This study provides international NGOs with a rudimentary framework for strategic planning in the light of the likely challenges of ambiguity and change awaiting them during the next decade. It examines a series of hazard domains – environment, urbanization, migration, and HIV/AIDS – within which NGOs can exercise at least a modicum of control. It identifies other variables well beyond the capacity of NGOs to manage, including combinations of crises that cut across these individual domains and, more broadly still, civilization-changing events.
NGOs are encouraged to be more articulate about the elements of the global future that they see as possible. Based on the kind of future that they affirm, they are encouraged to be more assertive in areas where they have the capacity to influence change and more circumspect in areas in which they can make little impact. The essential optimism of the humanitarian enterprise, properly grounded and reinforced by effective programming, offers an important antidote to the ambient “gloom and doom” approach to human futures.
The study presents three landscapes on which NGO activities are currently situated and examines likely developments in each over the coming decade. The global hazards landscape (Chapter 1) offers a selective review of the four major potential hazards domains. The analysis examines each domain individually and then in a series of scenarios in which they interact with each other, complicating the humanitarian challenge.
The international political and policy landscape (Chapter 2) explores the bearing of world politics and international policies on NGO activities. Included are such factors as the global war on terrorism, the strengths and weaknesses of the United Nations system, and the predominantly western and northern cast of the current humanitarian apparatus.
The non-governmental landscape (Chapter 3) examines recent trends in the humanitarian marketplace. In addition to the blossoming of civil society organizations, there has been growing donor insistence on a more quantifiable and results-based approach by NGOs and increased utilization of for-profit contractors and military forces. These trends will necessitate greater clarity among NGOs on their own comparative advantages and cost-effectiveness vis à vis their competitors.
In assessing these landscapes and plotting their courses, NGOs may learn from the lessons of the past decade, particularly in the conceptual and political contextualization of their work (Chapter 4). Recent breakthroughs in the area of public nutrition and livelihoods, reviewed for illustrative purposes, need to be taken forward.
The study offers some reflections on what the humanitarian practitioners and their NGOs may look like a decade hence (Chapter 5). NGOs are encouraged to become more curious about the future, more seized with the trends, more comprehensive and holistic in their visions of change, more mutual in interactions with southern institutions, more circumspect in their use of government resources, and more seized with the challenges of educating northern constituencies and of advocacy with public policy-makers.

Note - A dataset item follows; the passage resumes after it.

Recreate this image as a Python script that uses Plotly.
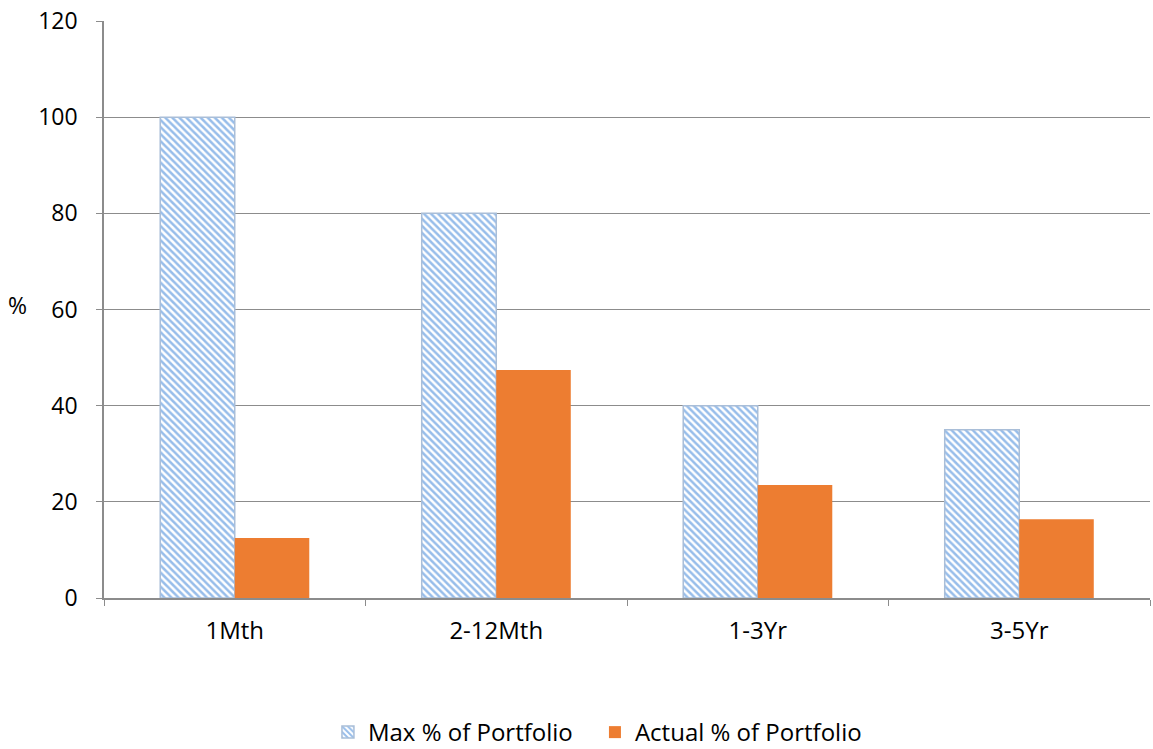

Within the evolving reality of globalization – a mixed blessing from a humanitarian vantage point – an Epilogue appeals for a more serious approach to the universality of humanitarian action. Challenging the predominantly western, Judaeo-Christian nature of the international humanitarian project, the Epilogue encourages a serious effort to articulate truly global values, not simply to globalize the current western apparatus.
As each chapter begins with questions intended to provoke reflection among NGOs, the Epilogue concludes with informal checklists for use in strategic planning activities by individual NGOs and the NGO community as a whole.